⟨

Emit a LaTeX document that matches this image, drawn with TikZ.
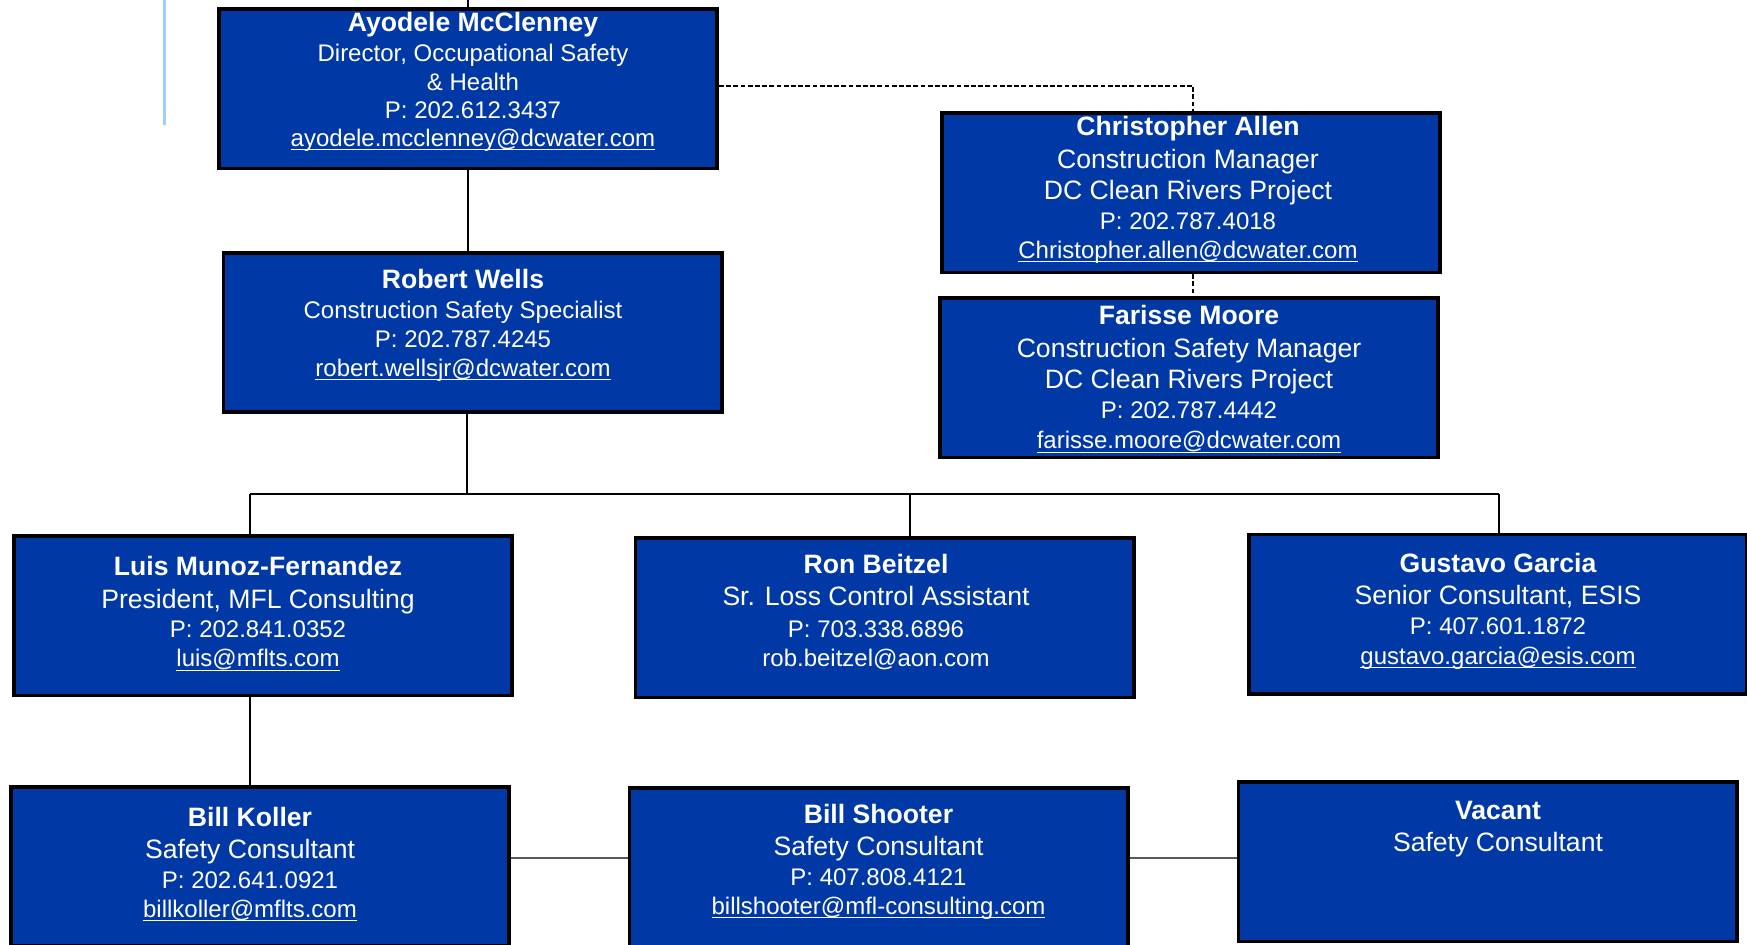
\documentclass[tikz,border=0pt]{standalone}
\usepackage{fontspec}
\setmainfont{Liberation Sans}
\definecolor{boxblue}{RGB}{0,57,166}
\definecolor{paleblue}{RGB}{160,205,250}
\newcommand{\maillink}[1]{\begingroup\setbox0\hbox{#1}\rlap{\rule[-1.9pt]{\wd0}{0.6pt}}\box0\endgroup}
\tikzset{
  orgbox/.style={draw=black, line width=1.8pt, fill=boxblue, minimum width=249.2pt, minimum height=79.7pt, inner sep=0pt},
  nm/.style={anchor=base, text=white, inner sep=0pt, font=\fontsize{13.3}{15}\selectfont\bfseries},
  tl/.style={anchor=base, text=white, inner sep=0pt, font=\fontsize{13.3}{15}\selectfont},
  sm/.style={anchor=base, text=white, inner sep=0pt, font=\fontsize{12}{14}\selectfont},
  link/.style={line width=1pt, draw=black},
  glink/.style={line width=1pt, draw=black!65},
  dlink/.style={line width=0.6pt, draw=black, dash pattern=on 2.4pt off 1.2pt},
}
\begin{document}
\begin{tikzpicture}[x=0.5pt, y=-0.5pt]
\useasboundingbox (0,0) rectangle (1747,945);
\clip (0,0) rectangle (1747,945);
\fill[white] (0,0) rectangle (1747,945);

% decorative pale line
\coordinate (pb1) at (164,0);
\coordinate (pb2) at (164,125);
\draw[paleblue, line width=1.5pt] (pb1) -- (pb2);

% boxes
\node[orgbox] (ayodele) at (468,88.8) {};
\node[orgbox] (robert) at (472.5,332.5) {};
\node[orgbox] (chris) at (1191,192.8) {};
\node[orgbox] (farisse) at (1189,378) {};
\node[orgbox] (luis) at (263,616) {};
\node[orgbox] (ron) at (884.5,618) {};
\node[orgbox] (gustavo) at (1498,614.3) {};
\node[orgbox] (koller) at (260,866.5) {};
\node[orgbox] (shooter) at (878.5,868) {};
\node[orgbox] (vacant) at (1487.5,862) {};

% connectors
\coordinate (topin) at (468,0);
\coordinate (busL) at (250,494);
\coordinate (busM) at (910,494);
\coordinate (busR) at (1499,494);
\coordinate (busC) at (467,494);
\coordinate (hl) at (0,858);
\coordinate (dc) at (1193,86);

\draw[link] (topin) -- (ayodele.north);
\draw[link] (ayodele.south) -- (ayodele.south |- robert.north);
\draw[link] (busC |- robert.south) -- (busC);
\draw[link] (busL) -- (busR);
\draw[link] (busL) -- (busL |- luis.north);
\draw[link] (busM) -- (busM |- ron.north);
\draw[link] (busR) -- (busR |- gustavo.north);
\draw[link] (busL |- luis.south) -- (busL |- koller.north);
\draw[glink] (koller.east |- hl) -- (shooter.west |- hl);
\draw[glink] (shooter.east |- hl) -- (vacant.west |- hl);
\draw[dlink] (ayodele.east |- dc) -- (dc) -- (dc |- chris.north);
\draw[dlink] (dc |- chris.south) -- (dc |- farisse.north);

% Ayodele
\node[nm] (ayodele-n) at (473,32) {Ayodele McClenney};
\node[sm] (ayodele-1) at (473,62) {Director, Occupational Safety};
\node[sm] (ayodele-2) at (473,90.5) {\& Health};
\node[sm] (ayodele-3) at (473,118.5) {P: 202.612.3437};
\node[sm] (ayodele-4) at (473,146.5) {\maillink{ayodele.mcclenney@dcwater.com}};

% Robert
\node[nm] (robert-n) at (463,288.7) {Robert Wells};
\node[sm] (robert-1) at (463,318.7) {Construction Safety Specialist};
\node[sm] (robert-2) at (463,347.7) {P: 202.787.4245};
\node[sm] (robert-3) at (463,376.7) {\maillink{robert.wellsjr@dcwater.com}};

% Christopher
\node[nm] (chris-n) at (1188,136) {Christopher Allen};
\node[tl] (chris-1) at (1188,168.3) {Construction Manager};
\node[tl] (chris-2) at (1188,199.3) {DC Clean Rivers Project};
\node[sm] (chris-3) at (1188,230) {P: 202.787.4018};
\node[sm] (chris-4) at (1188,258.3) {\maillink{Christopher.allen@dcwater.com}};

% Farisse
\node[nm] (farisse-n) at (1189,325) {Farisse Moore};
\node[tl] (farisse-1) at (1189,357.5) {Construction Safety Manager};
\node[tl] (farisse-2) at (1189,389) {DC Clean Rivers Project};
\node[sm] (farisse-3) at (1189,419) {P: 202.787.4442};
\node[sm] (farisse-4) at (1189,449) {\maillink{farisse.moore@dcwater.com}};

% Luis
\node[nm] (luis-n) at (258,576) {Luis Munoz-Fernandez};
\node[tl] (luis-1) at (258,608.3) {President, MFL Consulting};
\node[sm] (luis-2) at (258,637.5) {P: 202.841.0352};
\node[sm] (luis-3) at (258,667) {\maillink{luis@mflts.com}};

% Ron
\node[nm] (ron-n) at (876,574) {Ron Beitzel};
\node[tl] (ron-1) at (876,606) {Sr. Loss Control Assistant};
\node[sm] (ron-2) at (876,637.5) {P: 703.338.6896};
\node[sm] (ron-3) at (876,666.5) {rob.beitzel@aon.com};

% Gustavo
\node[nm] (gustavo-n) at (1498,572.7) {Gustavo Garcia};
\node[tl] (gustavo-1) at (1498,605) {Senior Consultant, ESIS};
\node[sm] (gustavo-2) at (1498,635) {P: 407.601.1872};
\node[sm] (gustavo-3) at (1498,664.3) {\maillink{gustavo.garcia@esis.com}};

% Bill Koller
\node[nm] (koller-n) at (250,826.7) {Bill Koller};
\node[tl] (koller-1) at (250,859) {Safety Consultant};
\node[sm] (koller-2) at (250,888.3) {P: 202.641.0921};
\node[sm] (koller-3) at (250,917.3) {\maillink{billkoller@mflts.com}};

% Bill Shooter
\node[nm] (shooter-n) at (878.5,823.3) {Bill Shooter};
\node[tl] (shooter-1) at (878.5,855.7) {Safety Consultant};
\node[sm] (shooter-2) at (878.5,886) {P: 407.808.4121};
\node[sm] (shooter-3) at (878.5,914.3) {\maillink{billshooter@mfl-consulting.com}};

% Vacant
\node[nm] (vacant-n) at (1498,820) {Vacant};
\node[tl] (vacant-1) at (1498,851.7) {Safety Consultant};
\end{tikzpicture}
\end{document}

⟩

| WHAT IS ASKED |
Reproduce the full material exactly, excluding the pictures.

| SOLUTION |
Emit a LaTeX document that matches this image, drawn with TikZ.
\documentclass[tikz,border=0pt]{standalone}
\usepackage{fontspec}
\setmainfont{Liberation Sans}
\definecolor{boxblue}{RGB}{0,57,166}
\definecolor{paleblue}{RGB}{160,205,250}
\newcommand{\maillink}[1]{\begingroup\setbox0\hbox{#1}\rlap{\rule[-1.9pt]{\wd0}{0.6pt}}\box0\endgroup}
\tikzset{
  orgbox/.style={draw=black, line width=1.8pt, fill=boxblue, minimum width=249.2pt, minimum height=79.7pt, inner sep=0pt},
  nm/.style={anchor=base, text=white, inner sep=0pt, font=\fontsize{13.3}{15}\selectfont\bfseries},
  tl/.style={anchor=base, text=white, inner sep=0pt, font=\fontsize{13.3}{15}\selectfont},
  sm/.style={anchor=base, text=white, inner sep=0pt, font=\fontsize{12}{14}\selectfont},
  link/.style={line width=1pt, draw=black},
  glink/.style={line width=1pt, draw=black!65},
  dlink/.style={line width=0.6pt, draw=black, dash pattern=on 2.4pt off 1.2pt},
}
\begin{document}
\begin{tikzpicture}[x=0.5pt, y=-0.5pt]
\useasboundingbox (0,0) rectangle (1747,945);
\clip (0,0) rectangle (1747,945);
\fill[white] (0,0) rectangle (1747,945);

% decorative pale line
\coordinate (pb1) at (164,0);
\coordinate (pb2) at (164,125);
\draw[paleblue, line width=1.5pt] (pb1) -- (pb2);

% boxes
\node[orgbox] (ayodele) at (468,88.8) {};
\node[orgbox] (robert) at (472.5,332.5) {};
\node[orgbox] (chris) at (1191,192.8) {};
\node[orgbox] (farisse) at (1189,378) {};
\node[orgbox] (luis) at (263,616) {};
\node[orgbox] (ron) at (884.5,618) {};
\node[orgbox] (gustavo) at (1498,614.3) {};
\node[orgbox] (koller) at (260,866.5) {};
\node[orgbox] (shooter) at (878.5,868) {};
\node[orgbox] (vacant) at (1487.5,862) {};

% connectors
\coordinate (topin) at (468,0);
\coordinate (busL) at (250,494);
\coordinate (busM) at (910,494);
\coordinate (busR) at (1499,494);
\coordinate (busC) at (467,494);
\coordinate (hl) at (0,858);
\coordinate (dc) at (1193,86);

\draw[link] (topin) -- (ayodele.north);
\draw[link] (ayodele.south) -- (ayodele.south |- robert.north);
\draw[link] (busC |- robert.south) -- (busC);
\draw[link] (busL) -- (busR);
\draw[link] (busL) -- (busL |- luis.north);
\draw[link] (busM) -- (busM |- ron.north);
\draw[link] (busR) -- (busR |- gustavo.north);
\draw[link] (busL |- luis.south) -- (busL |- koller.north);
\draw[glink] (koller.east |- hl) -- (shooter.west |- hl);
\draw[glink] (shooter.east |- hl) -- (vacant.west |- hl);
\draw[dlink] (ayodele.east |- dc) -- (dc) -- (dc |- chris.north);
\draw[dlink] (dc |- chris.south) -- (dc |- farisse.north);

% Ayodele
\node[nm] (ayodele-n) at (473,32) {Ayodele McClenney};
\node[sm] (ayodele-1) at (473,62) {Director, Occupational Safety};
\node[sm] (ayodele-2) at (473,90.5) {\& Health};
\node[sm] (ayodele-3) at (473,118.5) {P: 202.612.3437};
\node[sm] (ayodele-4) at (473,146.5) {\maillink{ayodele.mcclenney@dcwater.com}};

% Robert
\node[nm] (robert-n) at (463,288.7) {Robert Wells};
\node[sm] (robert-1) at (463,318.7) {Construction Safety Specialist};
\node[sm] (robert-2) at (463,347.7) {P: 202.787.4245};
\node[sm] (robert-3) at (463,376.7) {\maillink{robert.wellsjr@dcwater.com}};

% Christopher
\node[nm] (chris-n) at (1188,136) {Christopher Allen};
\node[tl] (chris-1) at (1188,168.3) {Construction Manager};
\node[tl] (chris-2) at (1188,199.3) {DC Clean Rivers Project};
\node[sm] (chris-3) at (1188,230) {P: 202.787.4018};
\node[sm] (chris-4) at (1188,258.3) {\maillink{Christopher.allen@dcwater.com}};

% Farisse
\node[nm] (farisse-n) at (1189,325) {Farisse Moore};
\node[tl] (farisse-1) at (1189,357.5) {Construction Safety Manager};
\node[tl] (farisse-2) at (1189,389) {DC Clean Rivers Project};
\node[sm] (farisse-3) at (1189,419) {P: 202.787.4442};
\node[sm] (farisse-4) at (1189,449) {\maillink{farisse.moore@dcwater.com}};

% Luis
\node[nm] (luis-n) at (258,576) {Luis Munoz-Fernandez};
\node[tl] (luis-1) at (258,608.3) {President, MFL Consulting};
\node[sm] (luis-2) at (258,637.5) {P: 202.841.0352};
\node[sm] (luis-3) at (258,667) {\maillink{luis@mflts.com}};

% Ron
\node[nm] (ron-n) at (876,574) {Ron Beitzel};
\node[tl] (ron-1) at (876,606) {Sr. Loss Control Assistant};
\node[sm] (ron-2) at (876,637.5) {P: 703.338.6896};
\node[sm] (ron-3) at (876,666.5) {rob.beitzel@aon.com};

% Gustavo
\node[nm] (gustavo-n) at (1498,572.7) {Gustavo Garcia};
\node[tl] (gustavo-1) at (1498,605) {Senior Consultant, ESIS};
\node[sm] (gustavo-2) at (1498,635) {P: 407.601.1872};
\node[sm] (gustavo-3) at (1498,664.3) {\maillink{gustavo.garcia@esis.com}};

% Bill Koller
\node[nm] (koller-n) at (250,826.7) {Bill Koller};
\node[tl] (koller-1) at (250,859) {Safety Consultant};
\node[sm] (koller-2) at (250,888.3) {P: 202.641.0921};
\node[sm] (koller-3) at (250,917.3) {\maillink{billkoller@mflts.com}};

% Bill Shooter
\node[nm] (shooter-n) at (878.5,823.3) {Bill Shooter};
\node[tl] (shooter-1) at (878.5,855.7) {Safety Consultant};
\node[sm] (shooter-2) at (878.5,886) {P: 407.808.4121};
\node[sm] (shooter-3) at (878.5,914.3) {\maillink{billshooter@mfl-consulting.com}};

% Vacant
\node[nm] (vacant-n) at (1498,820) {Vacant};
\node[tl] (vacant-1) at (1498,851.7) {Safety Consultant};
\end{tikzpicture}
\end{document}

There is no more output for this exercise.